• _Your goal_: Starting at the first line of the listing below, repeat each line up to and including the one containing "(m) at (685,0);". Leave out pictures.
## start Supplied data
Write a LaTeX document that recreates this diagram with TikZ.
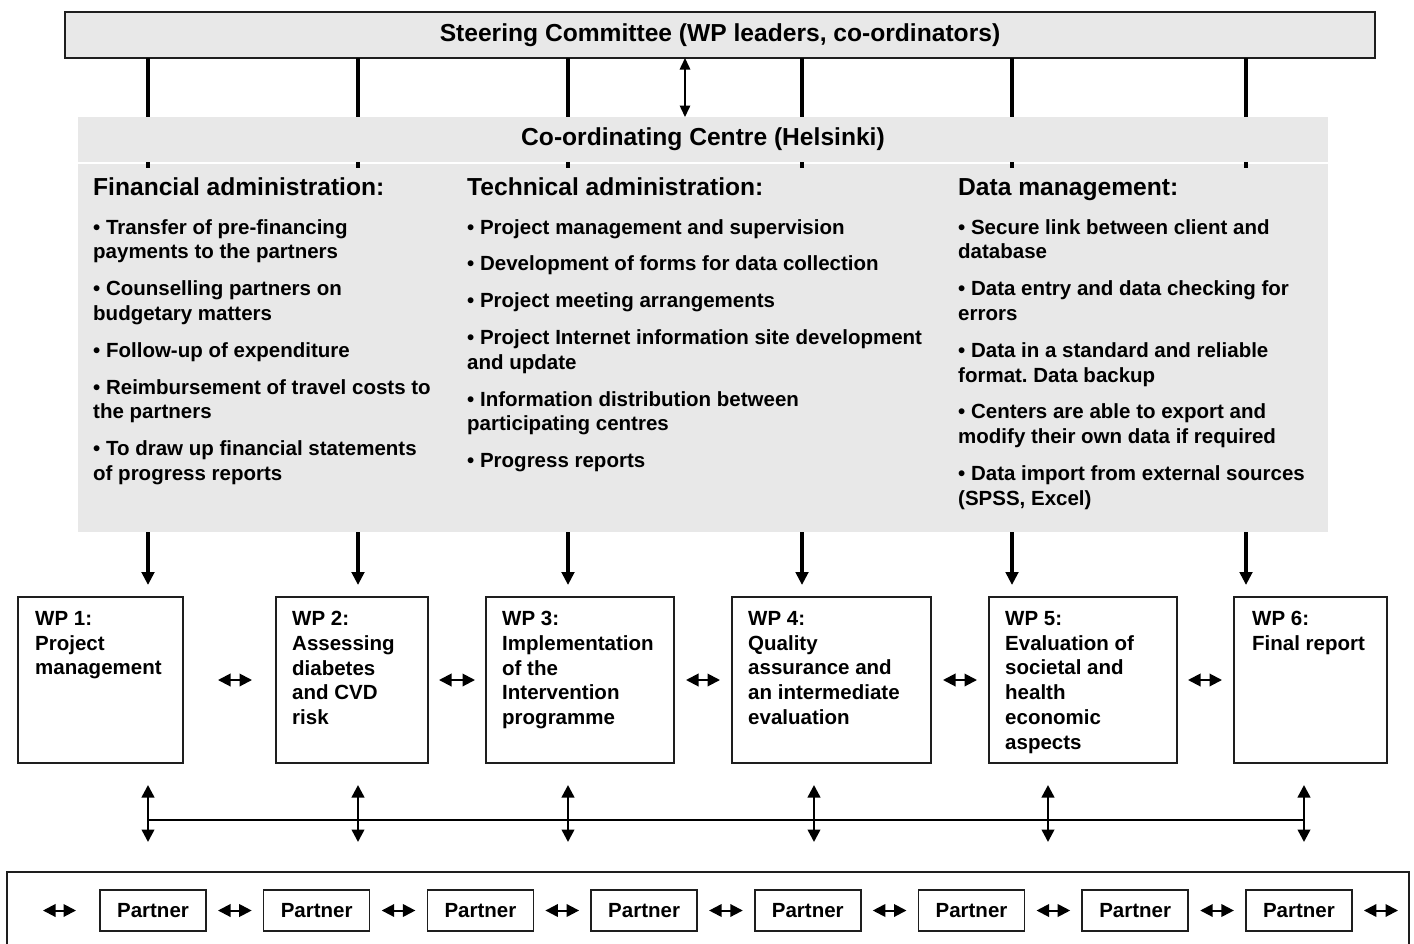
\documentclass[tikz,border=0pt]{standalone}
\usepackage{fontspec}
\setmainfont{Liberation Sans}
\frenchspacing
\usetikzlibrary{positioning,arrows.meta}

\definecolor{panel}{RGB}{232,232,232}
\definecolor{edge}{RGB}{30,30,30}

\newcommand{\headfont}{\fontsize{24.6}{29}\selectfont\bfseries}
\newcommand{\itemfont}{\fontsize{20.5}{24.8}\selectfont\bfseries}

\tikzset{
  box/.style={draw=edge,line width=1.5pt,anchor=north west,inner sep=0pt,outer sep=0pt},
  panelbox/.style={fill=panel,anchor=north west,inner sep=0pt,outer sep=0pt,minimum width=1250pt},
  wpbox/.style={box,minimum height=166pt},
  txt/.style={anchor=north west,inner sep=0pt,align=left,font=\itemfont},
  head/.style={anchor=base west,inner sep=0pt,font=\headfont},
  partner/.style={draw=edge,line width=1.5pt,inner sep=0pt,outer sep=0pt,minimum width=106pt,minimum height=41pt,font=\itemfont},
  feed/.style={line width=4pt},
  down/.style={line width=3.5pt,-{Triangle[width=12.5pt,length=13pt]}},
  both/.style={line width=2pt,{Triangle[width=12.5pt,length=12.5pt]}-{Triangle[width=12.5pt,length=12.5pt]}},
  thinboth/.style={line width=1.5pt,{Triangle[width=10.5pt,length=11.5pt]}-{Triangle[width=10.5pt,length=11.5pt]}}
}

\begin{document}
\begin{tikzpicture}[x=1pt,y=-1pt]
  \useasboundingbox (0,0) rectangle (1414,943);

  % steering committee
  \node[box,fill=panel,minimum width=1310pt,minimum height=46pt,font=\headfont] (steer) at (65,12)
    {Steering Committee (WP leaders, co-ordinators)};

  % columns of the work packages (top and bottom links)
  \foreach \x/\n in {148/1,358/2,568/3,802/4,1012/5,1246/6} \coordinate (t\n) at (\x,0);
  \foreach \x/\n in {148/1,358/2,568/3,814/4,1048/5,1304/6} \coordinate (b\n) at (\x,820);
  \coordinate (m) at (685,0);

  % co-ordinating centre: body, then the feed lines, then the title strip over them
  \node[panelbox,minimum height=368pt] (body) at (78,164) {};
  \foreach \n in {1,...,6}
    \draw[feed] (steer.south -| t\n) -- (body.north -| t\n) -- ++(0,4);
  \node[panelbox,minimum height=45pt,font=\headfont] (cc) at (78,117) {Co-ordinating Centre (Helsinki)};
  \draw[thinboth] (steer.south -| m) -- (cc.north -| m);

  \node[head] (finhead) at (93,195.5) {Financial administration:};
  \node[head] (techhead) at (467,195.5) {Technical administration:};
  \node[head] (datahead) at (958,195.5) {Data management:};

  \node[txt] (fin) at (93,219) {%
    • Transfer of pre-financing\\payments to the partners\\[12pt]
    • Counselling partners on\\budgetary matters\\[12pt]
    • Follow-up of expenditure\\[12pt]
    • Reimbursement of travel costs to\\the partners\\[12pt]
    • To draw up financial statements\\of progress reports};
  \node[txt] (tech) at (467,219) {%
    • Project management and supervision\\[12pt]
    • Development of forms for data collection\\[12pt]
    • Project meeting arrangements\\[12pt]
    • Project Internet information site development\\and update\\[12pt]
    • Information distribution between\\participating centres\\[12pt]
    • Progress reports};
  \node[txt] (data) at (958,219) {%
    • Secure link between client and\\database\\[12pt]
    • Data entry and data checking for\\errors\\[12pt]
    • Data in a standard and reliable\\format. Data backup\\[12pt]
    • Centers are able to export and\\modify their own data if required\\[12pt]
    • Data import from external sources\\(SPSS, Excel)};

  % work packages
  \node[wpbox,minimum width=165pt] (wp1) at (18,597) {};
  \node[wpbox,minimum width=152pt] (wp2) at (276,597) {};
  \node[wpbox,minimum width=188pt] (wp3) at (486,597) {};
  \node[wpbox,minimum width=199pt] (wp4) at (732,597) {};
  \node[wpbox,minimum width=188pt] (wp5) at (989,597) {};
  \node[wpbox,minimum width=153pt] (wp6) at (1234,597) {};

  \node[txt] at ([xshift=17pt,yshift=-14pt]wp1.north west) {WP 1:\\Project\\management};
  \node[txt] at ([xshift=16pt,yshift=-14pt]wp2.north west) {WP 2:\\Assessing\\diabetes\\and CVD\\risk};
  \node[txt] at ([xshift=16pt,yshift=-14pt]wp3.north west) {WP 3:\\Implementation\\of the\\Intervention\\programme};
  \node[txt] at ([xshift=16pt,yshift=-14pt]wp4.north west) {WP 4:\\Quality\\assurance and\\an intermediate\\evaluation};
  \node[txt] at ([xshift=16pt,yshift=-14pt]wp5.north west) {WP 5:\\Evaluation of\\societal and\\health\\economic\\aspects};
  \node[txt] at ([xshift=18pt,yshift=-14pt]wp6.north west) {WP 6:\\Final report};

  \draw[down,shorten >=12pt] (body.south -| t1) -- (wp1.north -| t1);
  \draw[down,shorten >=12pt] (body.south -| t2) -- (wp2.north -| t2);
  \draw[down,shorten >=12pt] (body.south -| t3) -- (wp3.north -| t3);
  \draw[down,shorten >=12pt] (body.south -| t4) -- (wp4.north -| t4);
  \draw[down,shorten >=12pt] (body.south -| t5) -- (wp5.north -| t5);
  \draw[down,shorten >=12pt] (body.south -| t6) -- (wp6.north -| t6);

  \draw[both,shorten <=35pt,shorten >=24pt] (wp1.east) -- (wp2.west);
  \draw[both,shorten <=11pt,shorten >=11pt] (wp2.east) -- (wp3.west);
  \draw[both,shorten <=12pt,shorten >=12pt] (wp3.east) -- (wp4.west);
  \draw[both,shorten <=12pt,shorten >=12pt] (wp4.east) -- (wp5.west);
  \draw[both,shorten <=11pt,shorten >=12pt] (wp5.east) -- (wp6.west);

  % partner network
  \node[box,minimum width=1402pt,minimum height=90pt] (net) at (7,872) {};
  \node[partner] (p1) at (153,910.5) {Partner};
  \node[partner,right=57.7pt of p1] (p2) {Partner};
  \node[partner,right=57.7pt of p2] (p3) {Partner};
  \node[partner,right=57.7pt of p3] (p4) {Partner};
  \node[partner,right=57.7pt of p4] (p5) {Partner};
  \node[partner,right=57.7pt of p5] (p6) {Partner};
  \node[partner,right=57.7pt of p6] (p7) {Partner};
  \node[partner,right=57.7pt of p7] (p8) {Partner};
  \coordinate (pl) at (43,910.5);
  \coordinate (pr) at (1398,910.5);

  \draw[both,shorten >=24pt] (pl) -- (p1.west);
  \draw[both,shorten <=12pt,shorten >=12pt] (p1.east) -- (p2.west);
  \draw[both,shorten <=12pt,shorten >=12pt] (p2.east) -- (p3.west);
  \draw[both,shorten <=12pt,shorten >=12pt] (p3.east) -- (p4.west);
  \draw[both,shorten <=12pt,shorten >=12pt] (p4.east) -- (p5.west);
  \draw[both,shorten <=12pt,shorten >=12pt] (p5.east) -- (p6.west);
  \draw[both,shorten <=12pt,shorten >=12pt] (p6.east) -- (p7.west);
  \draw[both,shorten <=12pt,shorten >=12pt] (p7.east) -- (p8.west);
  \draw[both,shorten <=12pt] (p8.east) -- (pr);

  % links between work packages and partners
  \draw[line width=1.5pt] (b1) -- (b6);
  \draw[both,line width=2.5pt,shorten <=22pt,shorten >=30pt] (wp1.south -| b1) -- (net.north -| b1);
  \draw[both,line width=2.5pt,shorten <=22pt,shorten >=30pt] (wp2.south -| b2) -- (net.north -| b2);
  \draw[both,line width=2.5pt,shorten <=22pt,shorten >=30pt] (wp3.south -| b3) -- (net.north -| b3);
  \draw[both,line width=2.5pt,shorten <=22pt,shorten >=30pt] (wp4.south -| b4) -- (net.north -| b4);
  \draw[both,line width=2.5pt,shorten <=22pt,shorten >=30pt] (wp5.south -| b5) -- (net.north -| b5);
  \draw[both,line width=2.5pt,shorten <=22pt,shorten >=30pt] (wp6.south -| b6) -- (net.north -| b6);
\end{tikzpicture}
\end{document}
## end Supplied data
• _Worked solution_:
Write a LaTeX document that recreates this diagram with TikZ.
\documentclass[tikz,border=0pt]{standalone}
\usepackage{fontspec}
\setmainfont{Liberation Sans}
\frenchspacing
\usetikzlibrary{positioning,arrows.meta}

\definecolor{panel}{RGB}{232,232,232}
\definecolor{edge}{RGB}{30,30,30}

\newcommand{\headfont}{\fontsize{24.6}{29}\selectfont\bfseries}
\newcommand{\itemfont}{\fontsize{20.5}{24.8}\selectfont\bfseries}

\tikzset{
  box/.style={draw=edge,line width=1.5pt,anchor=north west,inner sep=0pt,outer sep=0pt},
  panelbox/.style={fill=panel,anchor=north west,inner sep=0pt,outer sep=0pt,minimum width=1250pt},
  wpbox/.style={box,minimum height=166pt},
  txt/.style={anchor=north west,inner sep=0pt,align=left,font=\itemfont},
  head/.style={anchor=base west,inner sep=0pt,font=\headfont},
  partner/.style={draw=edge,line width=1.5pt,inner sep=0pt,outer sep=0pt,minimum width=106pt,minimum height=41pt,font=\itemfont},
  feed/.style={line width=4pt},
  down/.style={line width=3.5pt,-{Triangle[width=12.5pt,length=13pt]}},
  both/.style={line width=2pt,{Triangle[width=12.5pt,length=12.5pt]}-{Triangle[width=12.5pt,length=12.5pt]}},
  thinboth/.style={line width=1.5pt,{Triangle[width=10.5pt,length=11.5pt]}-{Triangle[width=10.5pt,length=11.5pt]}}
}

\begin{document}
\begin{tikzpicture}[x=1pt,y=-1pt]
  \useasboundingbox (0,0) rectangle (1414,943);

  % steering committee
  \node[box,fill=panel,minimum width=1310pt,minimum height=46pt,font=\headfont] (steer) at (65,12)
    {Steering Committee (WP leaders, co-ordinators)};

  % columns of the work packages (top and bottom links)
  \foreach \x/\n in {148/1,358/2,568/3,802/4,1012/5,1246/6} \coordinate (t\n) at (\x,0);
  \foreach \x/\n in {148/1,358/2,568/3,814/4,1048/5,1304/6} \coordinate (b\n) at (\x,820);
  \coordinate (m) at (685,0);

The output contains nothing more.